5 Ways to Use Heat Maps to boost Retail sales conversions

Heat map: a graphical visualisation of the most, and least, popular areas of a store. See immediately where most of your shoppers go and which areas they avoid. Heat maps provide invaluable insights into customer behaviour.

How to use the analytics generated by heat maps?

  1. Reveal
  2. Plan
  3. Experiment
  4. Measure
  5. Repeat

Use the understanding into where customers go most to plan and locate promotions in those areas. Sort out the dead zones – why is no-one going to these areas? Is it the merchandise, the signage. Is it a backwater outside the main route through the store? With the heat map knowledge retailers can experiment with different store layouts and campaigns and quantitatively measure the results. Easily compare the heat maps before and after and automatically calculate the effect on sales conversion and average transaction value.
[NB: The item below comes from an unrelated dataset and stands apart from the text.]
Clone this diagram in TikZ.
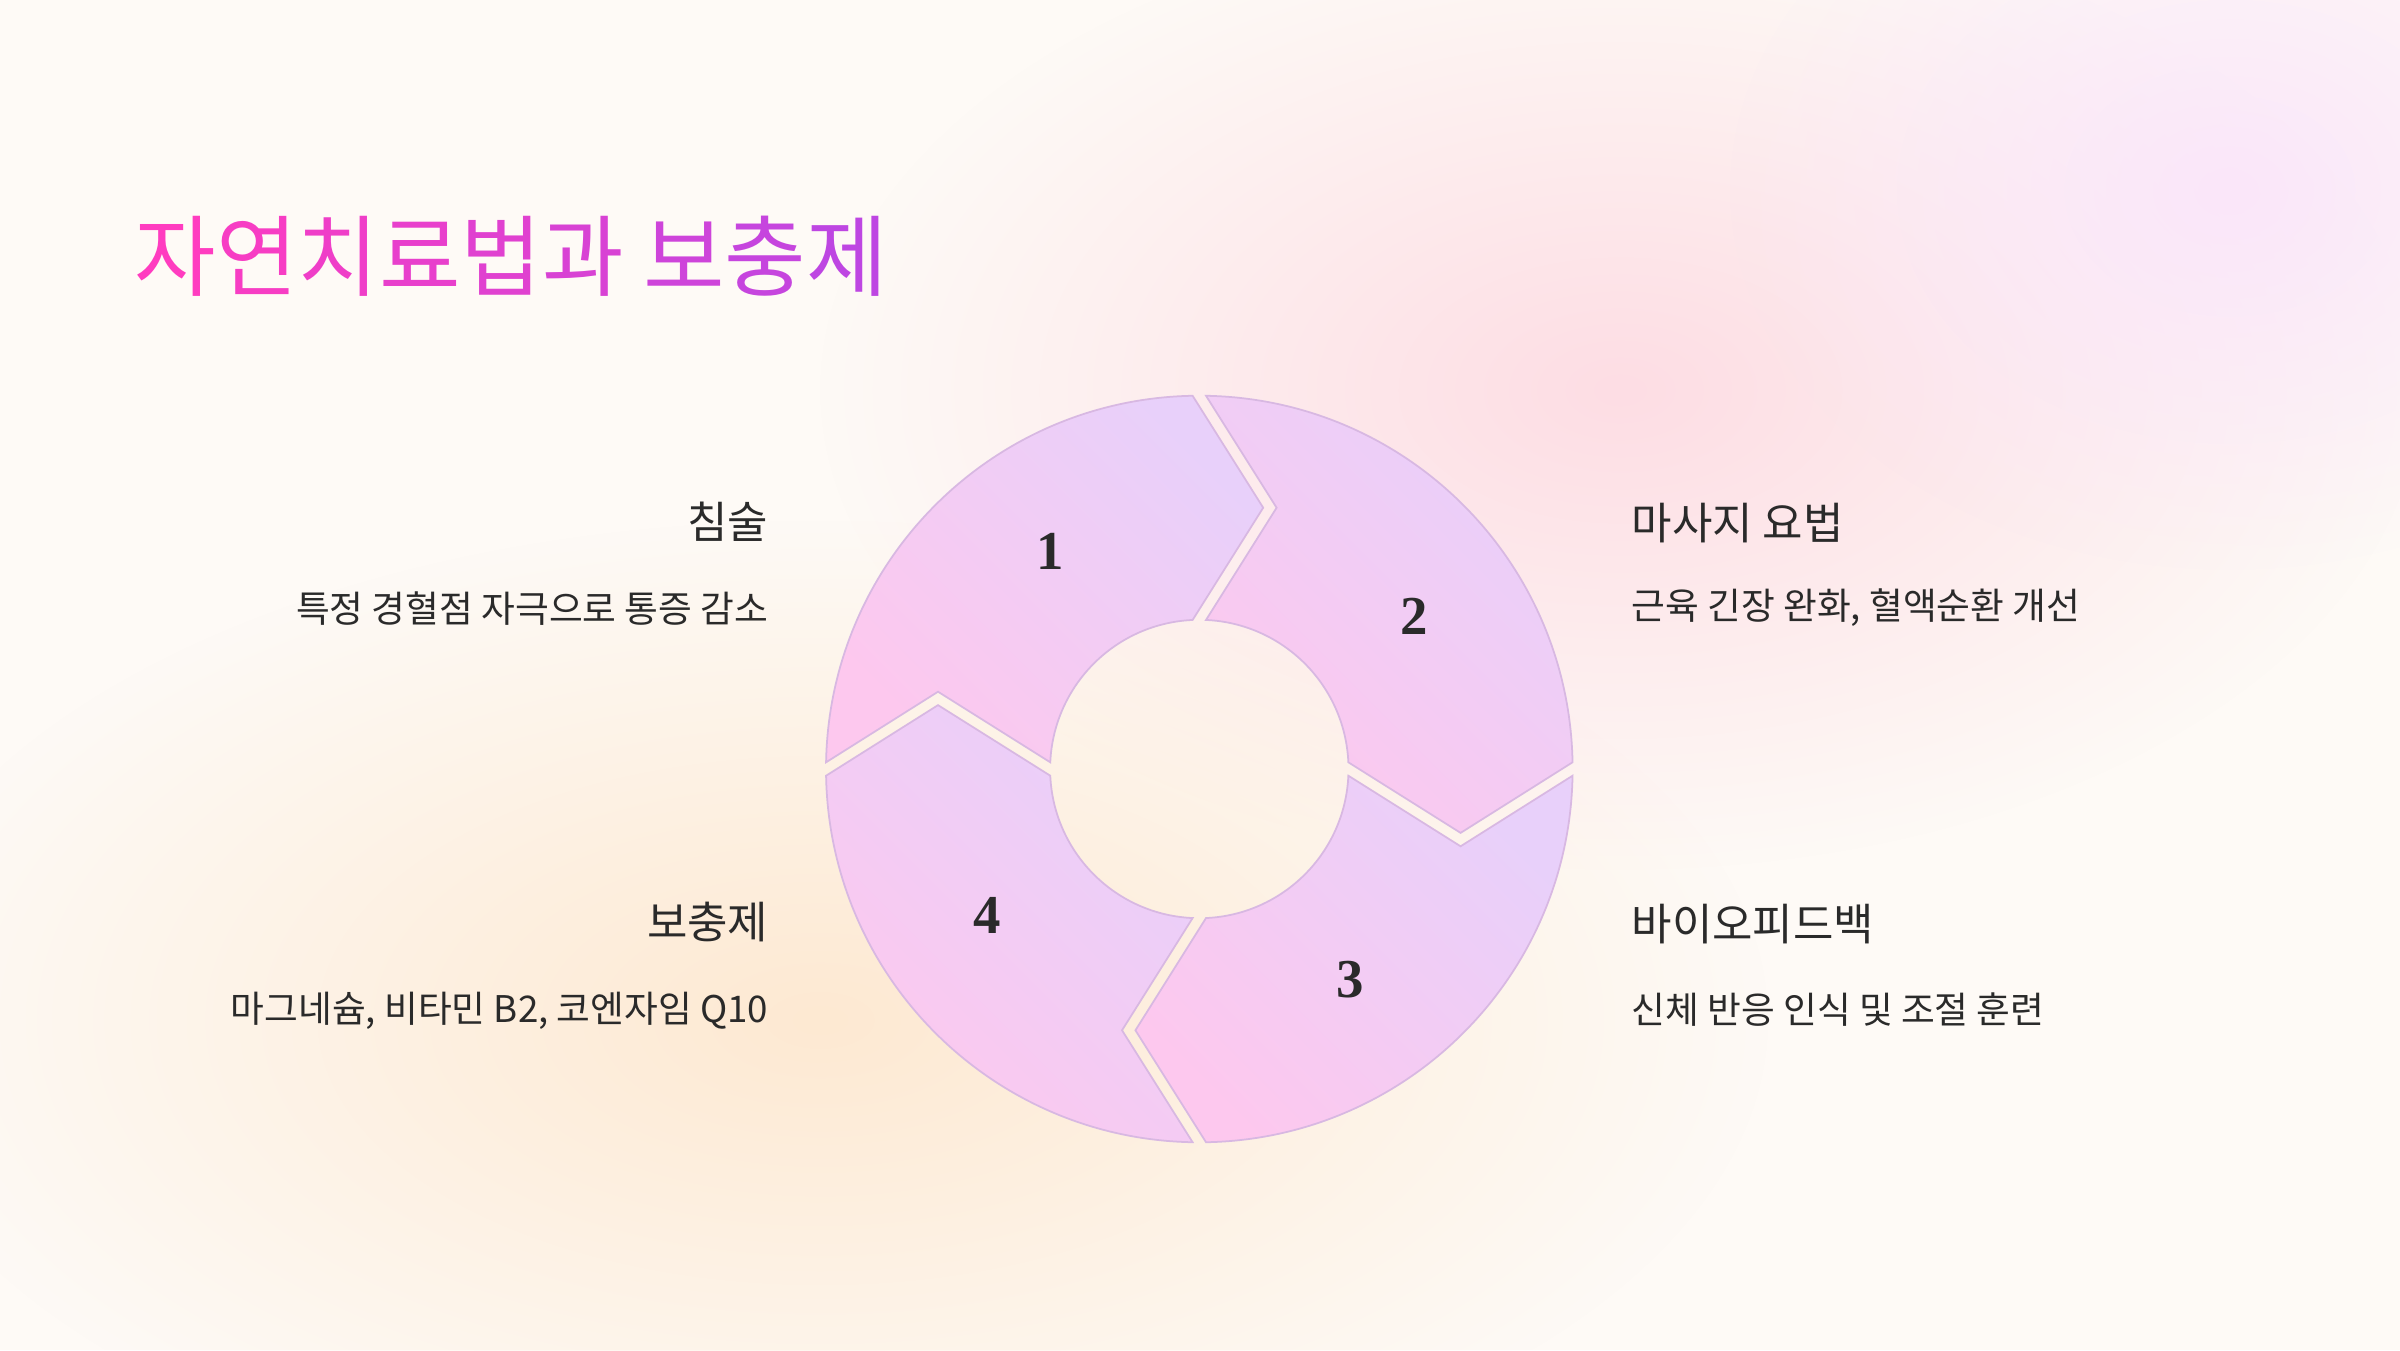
\documentclass[tikz,border=0pt]{standalone}
\usepackage{fontspec}
\newfontfamily\kr{Noto Sans CJK KR}
\newfontfamily\numf{Liberation Serif}
\usetikzlibrary{fadings,calc}
\tikzfading[name=blobfade, inner color=transparent!0, outer color=transparent!100]
\definecolor{bg}{HTML}{FEFAF6}
\definecolor{blobpink}{HTML}{FDDDE4}
\definecolor{bloblav}{HTML}{FAE6FA}
\definecolor{blobpeach}{HTML}{FDE9D2}
\definecolor{seglav}{HTML}{E8D0FA}
\definecolor{segpink}{HTML}{FDC8EE}
\definecolor{segline}{HTML}{D8B8E2}
\definecolor{ink}{HTML}{2A2A2A}
\definecolor{ttlA}{HTML}{FF3CC0}
\definecolor{ttlB}{HTML}{BE46E2}
\newcommand\ttlc[2]{{\color{ttlB!#1!ttlA}#2}}
\tikzset{
  segstyle/.style={draw=segline, line width=0.5pt, top color=seglav, bottom color=segpink, shading angle=-45},
  heading/.style={font=\kr\fontsize{12.5pt}{15pt}\selectfont, text=ink, inner sep=0pt},
  desc/.style={font=\kr\fontsize{10.45pt}{13pt}\selectfont, text=ink, inner sep=0pt},
  num/.style={font=\numf\bfseries\fontsize{15.6pt}{18pt}\selectfont, text=ink, inner sep=0pt},
}
\begin{document}
\begin{tikzpicture}[x=1cm,y=1cm]
\useasboundingbox (0,0) rectangle (24,13.5);
\fill[bg] (0,0) rectangle (24,13.5);
\fill[blobpink, path fading=blobfade] (16.2,9.6) ellipse (8 and 4.8);
\fill[bloblav, path fading=blobfade] (22.3,11.6) ellipse (5 and 3.8);
\fill[blobpeach, path fading=blobfade] (8.2,3.3) ellipse (9.5 and 5);
\coordinate (C) at (11.993,5.81);
% ring segments
\foreach \rot/\sname in {90/seg1, 0/seg2, -90/seg3, -180/seg4}{
  \pgfmathsetmacro\aS{88.97+\rot}
  \pgfmathsetmacro\aE{1.03+\rot}
  \pgfmathsetmacro\aT{-13.74+\rot}
  \pgfmathsetmacro\aIs{2.574+\rot}
  \pgfmathsetmacro\aIe{87.426+\rot}
  \pgfmathsetmacro\aN{73.52+\rot}
  \shadedraw[segstyle] ($(C)+(\aS:3.733)$) arc[start angle=\aS, end angle=\aE, radius=3.733]
    -- ($(C)+(\aT:2.690)$) -- ($(C)+(\aIs:1.492)$)
    arc[start angle=\aIs, end angle=\aIe, radius=1.492]
    -- ($(C)+(\aN:2.7249)$) -- cycle;
}
% numbers
\node[num] (n1) at (10.50,7.99) {1};
\node[num] (n2) at (14.145,7.34) {2};
\node[num] (n3) at (13.50,3.70) {3};
\node[num] (n4) at (9.867,4.345) {4};
% title
\node[anchor=west, inner sep=0pt, font=\kr\fontsize{25.2pt}{30pt}\selectfont] (title) at (1.34,10.94)
  {\ttlc{0}{자}\ttlc{12}{연}\ttlc{24}{치}\ttlc{36}{료}\ttlc{48}{법}\ttlc{60}{과} \ttlc{76}{보}\ttlc{88}{충}\ttlc{100}{제}};
% labels
\node[heading, anchor=east] (h1) at (7.69,8.28) {침술};
\node[desc, anchor=east] (d1) at (7.69,7.41) {특정 경혈점 자극으로 통증 감소};
\node[heading, anchor=west] (h2) at (16.31,8.27) {마사지 요법};
\node[desc, anchor=west] (d2) at (16.31,7.42) {근육 긴장 완화, 혈액순환 개선};
\node[heading, anchor=east] (h4) at (7.69,4.28) {보충제};
\node[desc, anchor=east] (d4) at (7.69,3.39) {마그네슘, 비타민 B2, 코엔자임 Q10};
\node[heading, anchor=west] (h3) at (16.31,4.26) {바이오피드백};
\node[desc, anchor=west] (d3) at (16.31,3.40) {신체 반응 인식 및 조절 훈련};
\end{tikzpicture}
\end{document}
Heat map showing where shoppers walked and stopped. The purple overlay shows the extent of the heat map, pale blue shows the path people took and the bright white and yellow shows where they stopped.

Heat maps are a valuable addition to a retail analytics armoury of footfall figures, conversion, dwell times and average shopping times.
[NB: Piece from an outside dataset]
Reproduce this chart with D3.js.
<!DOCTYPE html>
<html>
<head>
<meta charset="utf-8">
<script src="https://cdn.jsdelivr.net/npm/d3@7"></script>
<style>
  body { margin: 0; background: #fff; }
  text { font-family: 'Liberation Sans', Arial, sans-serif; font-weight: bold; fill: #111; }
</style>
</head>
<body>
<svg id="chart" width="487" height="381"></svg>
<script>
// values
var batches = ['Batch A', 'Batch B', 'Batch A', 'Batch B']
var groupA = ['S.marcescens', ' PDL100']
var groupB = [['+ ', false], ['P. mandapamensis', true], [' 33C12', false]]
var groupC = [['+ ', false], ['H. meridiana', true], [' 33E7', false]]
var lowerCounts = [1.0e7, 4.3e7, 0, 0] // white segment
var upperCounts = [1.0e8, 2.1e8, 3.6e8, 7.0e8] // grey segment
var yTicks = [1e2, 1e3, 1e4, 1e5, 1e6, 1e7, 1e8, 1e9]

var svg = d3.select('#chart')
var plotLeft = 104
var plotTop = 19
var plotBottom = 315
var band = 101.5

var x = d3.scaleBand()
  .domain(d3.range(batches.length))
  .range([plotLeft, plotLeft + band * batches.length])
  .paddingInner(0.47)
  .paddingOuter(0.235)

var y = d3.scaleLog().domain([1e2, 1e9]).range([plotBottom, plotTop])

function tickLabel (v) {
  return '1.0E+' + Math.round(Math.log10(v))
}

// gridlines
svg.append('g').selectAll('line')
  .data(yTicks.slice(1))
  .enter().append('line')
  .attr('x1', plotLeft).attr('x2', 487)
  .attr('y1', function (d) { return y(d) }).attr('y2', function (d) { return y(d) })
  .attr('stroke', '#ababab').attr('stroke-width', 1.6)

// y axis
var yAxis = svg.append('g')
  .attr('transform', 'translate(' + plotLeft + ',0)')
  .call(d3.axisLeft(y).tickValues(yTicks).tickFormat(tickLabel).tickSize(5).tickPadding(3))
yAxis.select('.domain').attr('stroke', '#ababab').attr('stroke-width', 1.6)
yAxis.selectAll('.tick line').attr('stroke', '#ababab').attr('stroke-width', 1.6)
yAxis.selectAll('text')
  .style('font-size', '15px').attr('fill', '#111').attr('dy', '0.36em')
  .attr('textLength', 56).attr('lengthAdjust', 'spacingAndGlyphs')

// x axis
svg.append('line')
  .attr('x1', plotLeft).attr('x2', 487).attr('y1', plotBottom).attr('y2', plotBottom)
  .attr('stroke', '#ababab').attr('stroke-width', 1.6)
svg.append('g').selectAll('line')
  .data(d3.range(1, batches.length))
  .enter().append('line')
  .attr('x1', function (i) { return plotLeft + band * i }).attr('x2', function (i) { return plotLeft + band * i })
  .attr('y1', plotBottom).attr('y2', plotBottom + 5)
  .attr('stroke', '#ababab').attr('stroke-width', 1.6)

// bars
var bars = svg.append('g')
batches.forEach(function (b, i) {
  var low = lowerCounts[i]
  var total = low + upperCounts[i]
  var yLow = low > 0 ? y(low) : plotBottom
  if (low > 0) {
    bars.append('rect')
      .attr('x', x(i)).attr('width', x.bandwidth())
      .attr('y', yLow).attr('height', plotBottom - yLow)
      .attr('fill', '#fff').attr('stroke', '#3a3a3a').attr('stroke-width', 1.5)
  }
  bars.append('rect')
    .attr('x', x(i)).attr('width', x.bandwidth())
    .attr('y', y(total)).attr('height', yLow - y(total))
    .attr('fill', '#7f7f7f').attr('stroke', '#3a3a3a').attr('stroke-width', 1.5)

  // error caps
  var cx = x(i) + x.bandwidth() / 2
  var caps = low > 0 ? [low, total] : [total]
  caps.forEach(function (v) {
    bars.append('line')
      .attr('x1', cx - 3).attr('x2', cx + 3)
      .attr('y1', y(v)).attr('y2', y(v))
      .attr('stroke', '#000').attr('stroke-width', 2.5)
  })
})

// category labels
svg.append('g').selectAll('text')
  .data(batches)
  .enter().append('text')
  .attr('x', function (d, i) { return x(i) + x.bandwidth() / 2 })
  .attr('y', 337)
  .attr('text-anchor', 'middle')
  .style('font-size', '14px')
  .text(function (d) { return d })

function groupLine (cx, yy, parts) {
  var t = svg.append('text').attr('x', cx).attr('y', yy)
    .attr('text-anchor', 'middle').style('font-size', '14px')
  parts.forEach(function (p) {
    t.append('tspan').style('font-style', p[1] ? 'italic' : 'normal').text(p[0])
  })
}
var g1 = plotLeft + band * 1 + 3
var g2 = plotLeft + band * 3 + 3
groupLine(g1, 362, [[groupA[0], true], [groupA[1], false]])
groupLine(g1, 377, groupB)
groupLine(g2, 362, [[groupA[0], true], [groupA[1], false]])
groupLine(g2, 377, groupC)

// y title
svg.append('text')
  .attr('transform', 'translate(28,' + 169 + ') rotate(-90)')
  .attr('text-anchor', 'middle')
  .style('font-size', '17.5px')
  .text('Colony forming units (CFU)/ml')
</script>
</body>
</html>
Store managers use the heat maps to decide where to place products. Will placing under-sold items in the busy areas boost their sales? Will moving items from the busiest areas to the dead zones draw more people to move around the store? With heat maps and live sales conversion figures retailers can quickly see how their new layout is working.

Retailers can also improve the customer experience by locating staff in the busy areas. The busy spots might also need to be allocated additional cleaning.

Managers are often surprised when they see their store’s first heat maps by how much of it is infrequently visited. Using the heat map allows them to optimise their layout and fix the dead zone problems. It takes the guess work out of decisions.

How it’s done

Using images from in-store cameras, people-detection software tracks shoppers through a store and records their paths – accurately analysing the video content. Nobody is personally identified, preserving people’s privacy.

Heat maps are generated showing popular areas graphically. These comprise colours overlaying an overhead picture of the store, with the most intense colours showing where most people went.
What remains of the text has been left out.